My friend would hate me if he knew I was bisexual - March 11th 2021, 11:24 AM

My friend (also my coach) just recently stated that he hates queer people and that he would kill them if he could. I explained to him that it's normal and not a choice. And he said that I may be right but it just disgusts him that 2 people of the same sex could kiss each other/have sex with each other. Again, I said it's their lives and that he has no right to comment on who they are attracted to. He said that my explanation was fair enough.
But 2 days later, he brought it up while we were having a conversation and he again said, "I hate gays/lesbians. I just want to kill all of them." He adores me as a person and also as a student. I'm the "teacher's pet."
So I told him that I'm bi - half jokingly and half coming out. And asked him if he would kill me too, since he adores me so much.
He lost it. He was like you can't be serious, tell me that you're kidding. I know you're joking but please I need to hear you say that you're not bi.
I told him to relax and that he needn't react that way. He said that he knows I'm straight but that he just needed to hear that. At this point, I told him it was a joke. And then he was relieved.
Next day at class, he was himself but I couldn't shake the thought of him hating me. Everytime he spoke to me and told me how well I'm doing, all I could think was that he would hate me if he knew the truth.

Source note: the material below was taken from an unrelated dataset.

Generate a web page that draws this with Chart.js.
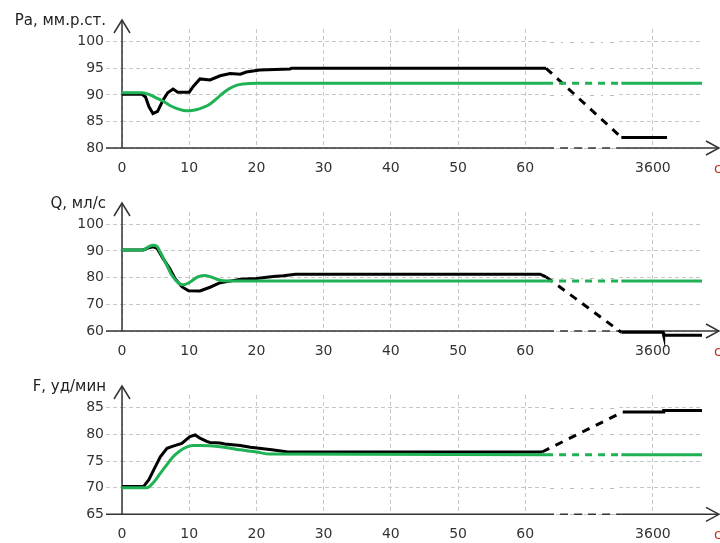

I've never struggled with coming out before - also because everyone who knows is very supportive and I've never had the need to come out. I don't feel like going to class anymore. I just want to tell him the truth. But he's the best coach in town and I know I'll lose interest if I join another place and eventually quit. But not telling him the truth also feels like I'm fooling him into believing I'm someone I'm not (I know I'm still the same person but he wouldn't think I am), and I also feel like hiding it is being disrespectful to myself.

I don't think he'll ever come around. And I don't want to quit. I have severe depressive episodes and this is the only thing that keeps me together at that time. It's also something I wanted to do professionally. What do I do?